First extract codes from your training images:

torchrun \
--nnodes=1 --nproc_per_node=8 --node_rank=0 \
--master_port=12345 \
autoregressive/train/extract_codes_c2i.py \
--vq-ckpt ./pretrained_models/vq_ds16_c2i.pt \
--data-path /path/to/imagenet/train \
--code-path /path/to/output/codes \
--ten-crop \
--crop-range 1.1 \
--image-size 384

1. Preprocess VQ Checkpoint

Reorder the codebook with balanced k-means algorithm. It will output the reordered codebook for inference and a mapping function for training.

python balance_k_means.py

2. Model Training

Train the autoregressive model:

PYTHONPATH=$PYTHONPATH:./ torchrun \
--nnodes=1 --nproc_per_node=8 --node_rank=0 \
--master_port=12345 \
autoregressive/train/train_c2i.py \
--results-dir ./results \
--code-path /path/to/output/codes \
--image-size 384 \
--gpt-model GPT-B

Sampling

Generate Images

Generate new images using a trained model:

PYTHONPATH=$PYTHONPATH:./ torchrun \
--nnodes=1 --nproc_per_node=8 --node_rank=0 \
--master_port=12345 \
autoregressive/sample/sample_c2i_ddp.py \
--vq-ckpt ./pretrained_models/vq_ds16_c2i-reorder-kmeans+nearest-cluster_size=128.pt \
--gpt-ckpt results/your_model_directory/checkpoints \
--gpt-model GPT-B \
--image-size 384 \
--image-size-eval 256 \
--cfg-scale 2.25 \
--num-fid-samples=50000 \
--sample-dir=samples

Evaluation

Before evaluation, install required packages as specified in evaluations/README.md.

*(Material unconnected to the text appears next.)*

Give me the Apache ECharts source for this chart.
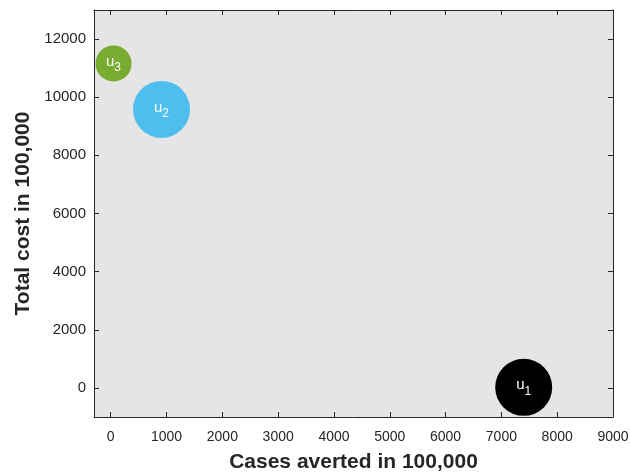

Evaluate generated samples:

python3 evaluations/c2i/evaluator.py \
evaluations/VIRTUAL_imagenet256_labeled.npz \
samples/your_generated_samples.npz

Citation

If you find this code helpful for your research, please cite:

@inproceedings{hu2025improving,
     title={Improving Autoregressive Visual Generation with Cluster-Oriented Token Prediction},
     author={Hu, Teng and Zhang, Jiangning and Yi, Ran and Weng, Jieyu and Wang, Yabiao and Zeng, Xianfang and Xue, Zhucun and Ma, Lizhuang},
     booktitle={Proceedings of the IEEE Conference on Computer Vision and Pattern Recognition},
     year={2025}
}